Growing financial pressures are forcing hospitals to re-evaluate the question of what makes good revenue cycle management. Processing claims and payments isn’t enough. Hospital administrators need to be able to maximize their ability to capture revenue from all of their patients – regardless of their current financial situation.
One way that hospitals can do this is by pre-screening their patients for
Medicare eligibility at the time of admittance. Many hospitals do not do this
until a patient has already been discharged, which increases the potential for
an unpaid bill. They may also rely on their own organization’s charity care
programs rather than exhausting the ability of a patient to cover their costs
Verifying a patient’s eligibility for coverage under Medicaid is also
problematic. It’s not uncommon for a patient denial to occur because of front
end issues with the pre-screening process. A lack of education or unfamiliarity
with requirements can mean that denials of coverage are given because the wrong
demographic or coverage information was entered or because enhanced
requirements for authorizations of service for Medicaid patients were not met.

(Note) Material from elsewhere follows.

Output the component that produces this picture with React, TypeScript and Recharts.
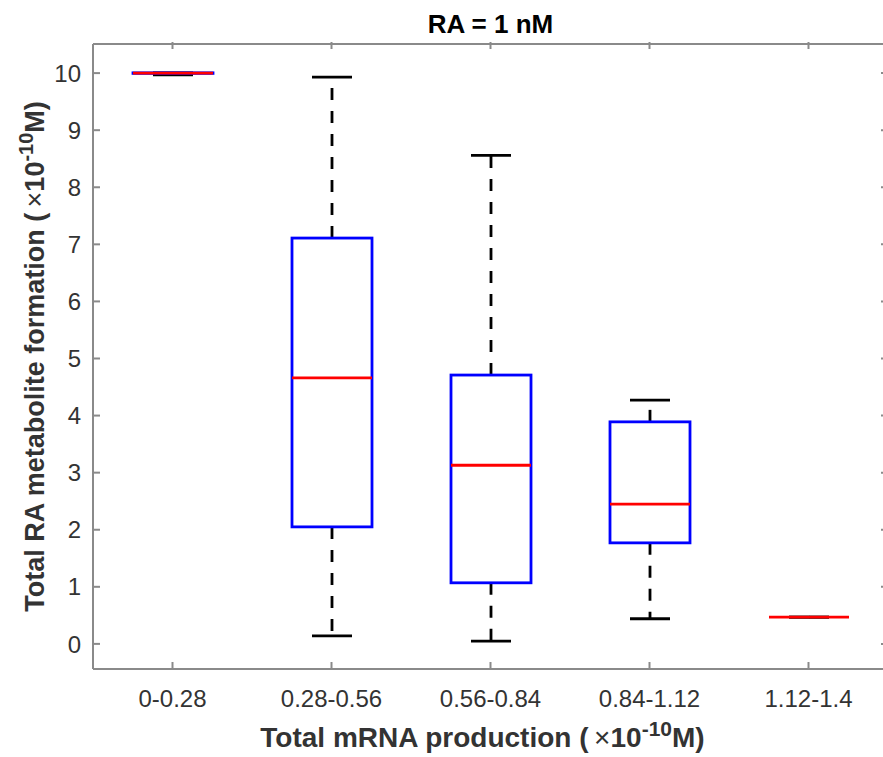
import { Bar, ComposedChart, Label, XAxis, YAxis } from "recharts";

// box statistics per mRNA production bin (x10^-10 M)
const categories = ["0-0.28", "0.28-0.56", "0.56-0.84", "0.84-1.12", "1.12-1.4"];
const lowerWhisker = [9.97, 0.14, 0.05, 0.44, 0.47];
const lowerQuartile = [9.995, 2.05, 1.07, 1.77, 0.47];
const medians = [10.0, 4.66, 3.13, 2.45, 0.47];
const upperQuartile = [10.005, 7.11, 4.71, 3.89, 0.47];
const upperWhisker = [10.005, 9.93, 8.56, 4.27, 0.47];
const yTicks = [0, 1, 2, 3, 4, 5, 6, 7, 8, 9, 10];

const data = categories.map((name, i) => ({
    name,
    range: [lowerWhisker[i], upperWhisker[i]],
    q1: lowerQuartile[i],
    median: medians[i],
    q3: upperQuartile[i],
}));

const AXIS = "#8a8a8a";
const TEXT = "#333";
const FONT = "'Liberation Sans', Arial, Helvetica, sans-serif";
const TICK_LEN = 7;

function BoxShape(props: any) {
    const { x, y, width, height, payload } = props;
    const lo = payload.range[0];
    const hi = payload.range[1];
    const span = hi - lo;
    const toY = (v: number) => (span > 0 ? y + (height * (hi - v)) / span : y);
    const cx = x + width / 2;
    const cap = width / 4;
    const yq1 = toY(payload.q1);
    const yq3 = toY(payload.q3);
    const ymed = toY(payload.median);
    const ylo = toY(lo);
    const yhi = toY(hi);
    return (
        <g>
            <line x1={cx} x2={cx} y1={yq3} y2={yhi} stroke="#000" strokeWidth={2.8} strokeDasharray="12 11" />
            <line x1={cx} x2={cx} y1={yq1} y2={ylo} stroke="#000" strokeWidth={2.8} strokeDasharray="12 11" />
            <line x1={cx - cap} x2={cx + cap} y1={yhi} y2={yhi} stroke="#000" strokeWidth={2.8} />
            <line x1={cx - cap} x2={cx + cap} y1={ylo} y2={ylo} stroke="#000" strokeWidth={2.8} />
            <rect x={x} y={yq3} width={width} height={Math.max(yq1 - yq3, 0)} fill="none" stroke="#0000ff" strokeWidth={2.8} />
            <line x1={x} x2={x + width} y1={ymed} y2={ymed} stroke="#ff0000" strokeWidth={2.8} />
        </g>
    );
}

function LeftTick(props: any) {
    const { x, y, payload } = props;
    return (
        <g>
            <line x1={x + 12} x2={x + 12 + TICK_LEN} y1={y} y2={y} stroke={AXIS} strokeWidth={2} />
            <text x={x} y={y} dy="0.36em" textAnchor="end" fontSize={24} fontFamily={FONT} fill={TEXT}>
                {payload.value}
            </text>
        </g>
    );
}

function RightTick(props: any) {
    const { x, y } = props;
    return <line x1={x} x2={x - TICK_LEN} y1={y} y2={y} stroke={AXIS} strokeWidth={2} />;
}

function BottomTick(props: any) {
    const { x, y, payload } = props;
    return (
        <g>
            <line x1={x} x2={x} y1={y} y2={y - TICK_LEN} stroke={AXIS} strokeWidth={2} />
            <text x={x} y={y + 38} textAnchor="middle" fontSize={24} fontFamily={FONT} fill={TEXT}>
                {payload.value}
            </text>
        </g>
    );
}

function TopTick(props: any) {
    const { x, y } = props;
    return <line x1={x} x2={x} y1={y} y2={y + TICK_LEN} stroke={AXIS} strokeWidth={2} />;
}

export default function App() {
    return (
        <div style={{ position: "absolute", left: 0, top: 0, width: 883, height: 757, overflow: "hidden", background: "#fff" }}>
            <div
                style={{
                    position: "absolute",
                    left: 93,
                    top: 11,
                    width: 795,
                    textAlign: "center",
                    fontFamily: FONT,
                    fontSize: 26,
                    lineHeight: "26px",
                    fontWeight: "bold",
                    color: "#000",
                }}
            >
                RA = 1 nM
            </div>
            <ComposedChart width={900} height={757} data={data} margin={{ top: 43, right: 0, bottom: 0, left: 0 }}>
                <XAxis
                    dataKey="name"
                    height={88}
                    tickSize={0}
                    tickMargin={0}
                    tick={<BottomTick />}
                    axisLine={{ stroke: AXIS, strokeWidth: 2 }}
                    interval={0}
                >
                    <Label
                        content={(p: any) => {
                            const vb = p.viewBox;
                            return (
                                <text x={vb.x + vb.width / 2 - 8} y={vb.y + 78} textAnchor="middle" fontSize={28} fontWeight="bold" fontFamily={FONT} fill={TEXT}>
                                    Total mRNA production (<tspan fontWeight="normal">{"\u2009×"}</tspan>10
                                    <tspan dy={-11} fontSize={21}>-10</tspan>
                                    <tspan dy={11}>M)</tspan>
                                </text>
                            );
                        }}
                    />
                </XAxis>
                <XAxis
                    xAxisId="top"
                    dataKey="name"
                    orientation="top"
                    height={1}
                    tickSize={0}
                    tick={<TopTick />}
                    axisLine={{ stroke: AXIS, strokeWidth: 2 }}
                    interval={0}
                />
                <YAxis
                    type="number"
                    domain={[-0.44, 10.51]}
                    allowDataOverflow
                    ticks={yTicks}
                    width={93}
                    tickSize={0}
                    tickMargin={12}
                    tick={<LeftTick />}
                    axisLine={{ stroke: AXIS, strokeWidth: 2 }}
                >
                    <Label
                        content={(p: any) => {
                            const vb = p.viewBox;
                            const cx = 44;
                            const cy = vb.y + vb.height / 2;
                            return (
                                <text x={cx} y={cy} transform={`rotate(-90 ${cx} ${cy})`} textAnchor="middle" fontSize={27} fontWeight="bold" fontFamily={FONT} fill={TEXT}>
                                    Total RA metabolite formation (<tspan fontWeight="normal">{"\u2009×"}</tspan>10
                                    <tspan dy={-11} fontSize={20}>-10</tspan>
                                    <tspan dy={11}>M)</tspan>
                                </text>
                            );
                        }}
                    />
                </YAxis>
                <YAxis
                    yAxisId="right"
                    orientation="right"
                    type="number"
                    domain={[-0.44, 10.51]}
                    allowDataOverflow
                    ticks={yTicks}
                    width={12}
                    tickSize={0}
                    tickMargin={0}
                    tick={<RightTick />}
                    axisLine={{ stroke: AXIS, strokeWidth: 2 }}
                />
                <Bar dataKey="range" barSize={80} shape={<BoxShape />} isAnimationActive={false} />
            </ComposedChart>
        </div>
    );
}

Organizations can improve their revenue cycle management by placing an emphasis
on performing effective pre-screening for hospital patients, particularly those
whose services could potentially be covered by Medicaid or other forms of
government coverage. Shifting from a reliance on self-pay or organizational
charity care programs and taking advantage of potential coverage through
Medicaid can reduce lost payments and time spent handling eligibility issues.